"Terror-Propaganda": Türkei soll 100 Anklagen von Akademikern in Deutschland planen
Hamburg. Die Staatsanwaltschaft in der Türkei will nach Informationen von NDR, WDR und "Süddeutscher Zeitung" in Deutschland lebende türkische Akademiker wegen "Propaganda für eine Terrororganisation" anklagen.
Eine entsprechende Pressemitteilungen zu gemeinsamen Rechercheergebnissen der genannten Medien gab der Norddeutsche Rundfunk (NDR) am Sonntagnachmitag heraus. Nach Angaben von Betroffenen seien es etwa 100 Personen. Sie gehörten zu einer Gruppe, die Anfang 2016 einen Friedensappell unterschrieben hatte.
Insgesamt 1128 Akademiker hatten laut NDR im Januar 2016 einen Appell unterschrieben, in dem sie den türkischen Staat aufforderten, Zerstörungen in den Kurdengebieten zu stoppen. Nun sollen sie anscheinend alle angeklagt werden. Auch einigen der in Deutschland lebenden Unterzeichner des Appells wurde demnach eine entsprechende Anklageschrift bereits zugestellt. Sie liege NDR, WDR und SZ vor. Darin heiße es unter anderem, der "sogenannte Friedens-Aufruf" trage "den Charakter der offenen Propaganda für die Terrororganisation PKK".
Der zuständige Oberstaatsanwalt in Istanbul wirft den Unterzeichnern offenbar vor, sie hätten zum Ziel gehabt, den türkischen Staat als "illegitime, zerstörende Kraft" und als verbrecherisch darzustellen sowie Gewalt durch die PKK zu legitimieren, so die Anklage. Laut türkischem Gesetz drohen Strafen von bis zu siebeneinhalb Jahren Haft für Terror-Propaganda. Fragen von NDR, WDR und SZ zu den Vorwürfen und dem weiteren Vorgehen hat die Istanbuler Staatsanwaltschaft nach Angaben der mit den Recherchen befassten Journalisten nicht beantwortet.

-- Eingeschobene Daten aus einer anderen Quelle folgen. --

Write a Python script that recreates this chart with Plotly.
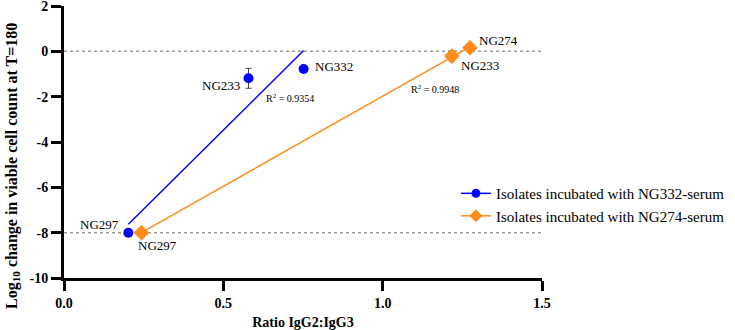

In dem Appell hätten die Akademiker das harte Vorgehen der türkischen Sicherheitskräfte in kurdischen Siedlungsgebieten Ende 2015 als "Vernichtungs- und Vertreibungspolitik" bezeichnet. "Wir, die Akademiker und Wissenschaftler dieses Landes, werden an diesem Verbrechen nicht teilhaben!", werden die Unterzeichner zitiert. "In der Petition, die wir unterschrieben haben steht nichts, was gesetzwidrig ist. Das bestätigen auch mehrere juristische Gutachten", sagt Zeynep Kivilcim den an der Recherche beteiligten Medien. Sie erwarte, nun auch die Anklage zu bekommen, fürchte einen Gerichtsprozess, wenn sie in die Türkei zurückkehrt. In den vergangenen eineinhalb Jahren hätten schon viele der Unterzeichner Folgen zu spüren bekommen. Hunderte von ihnen hätten ihre Arbeit verloren. "Auch ich wurde entlassen", sagt Kivilcim. Sie ist Juristin und lebt derzeit in Berlin quasi im Exil. Auch etwa 100 andere Unterzeichner seien mittlerweile in Deutschland, sagt Kilcim. Sie koordiniert diese Gruppe. Kivilcim sieht den türkischen Staatspräsidenten Recep Tayyip Erdogan hinter den Massenanklagen: "Der Präsident hat schon kurz nach der Veröffentlichung unserer Petition angefangen, uns im Fernsehen zu beleidigen. Weil der Präsident es so bewertet hat, verhalten sich die staatlichen Organe dementsprechend."